After its creation, it has been transcribed to many other solo instruments. I conducted the Israel Philharmonic in a recording which featured the late Meir Rimon, who at the time was the principal French Horn of the orchestra.
There is even a suggestion of the Kol Nidre melody in one of the Opus 59 Quartets by Beethoven. But another significant offshoot where I had the pleasure to participate, was in a work by Lazar Saminsky, a longtime conductor and composer of Synagogue music in New York City. His work “The Vow; Rhapsodic Variations on a Dual Theme for Piano and Orchestra” is a wonderful juxtaposition of two Yom Kippur melodies including the Kol Nidre. You should have seen the expressions of the cellists of the Royal Scottish National Orchestra, during the first reading of the work, with pianist Barry Goldsmith and yours truly! Of course, they recognized it from the Bruch work.
But the holidays give us a treasury of other melodies: The Cohanim chants, which are variations of year-round prayers, Hineni, Ashamnu, S’lach Lanu, Hashofar Hagadol, Unetaneh Tokef, B’Rosh Hashana Tikateyvun, The Kedushah, V’Chol Ma-Aminim, Ki Anu Amecha, Sim Shalom, The Reader’s Kaddish, Ya’aleh, Hayom T’Amtzenu, and so many, many other ones.
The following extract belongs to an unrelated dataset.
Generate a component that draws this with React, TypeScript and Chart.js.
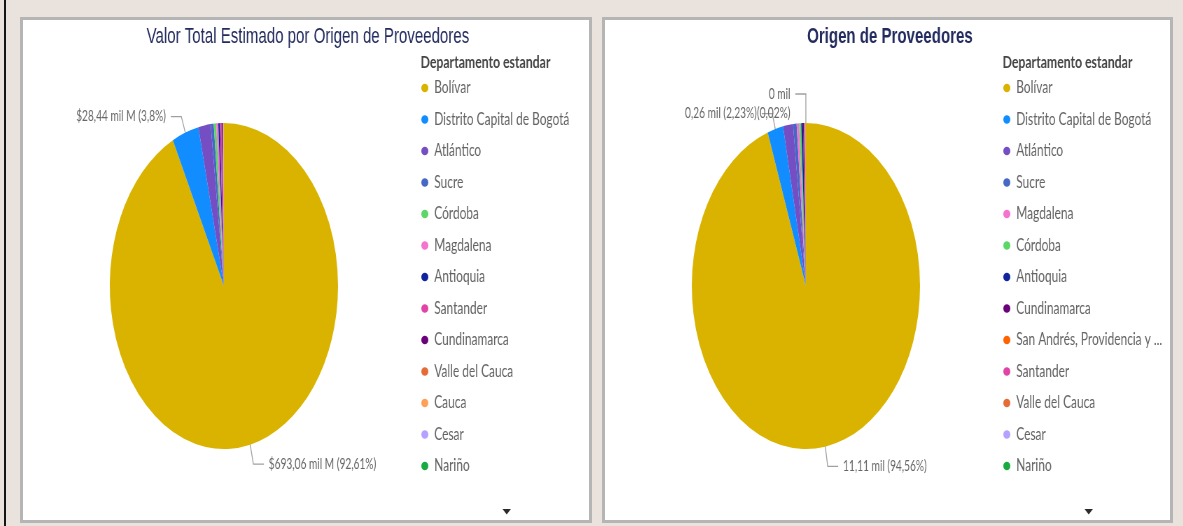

In order to enrich our traditions and share with the non-Jewish world the beauty and meaning of these words and melodies, I put it to musicians, composers, and performers who are as enthusiastic as I am about this: Create, compose, commission, and inspire others to use these resources, which are so readily available to us, add new music to the repertory for the concert hall. From orchestral works, smaller ensembles, vocal solos, choral compositions, and even concertos. You do not have to be a musician yourself, but the initiator, the sponsor, or the catalyst to help the expansion of the art-music repertory.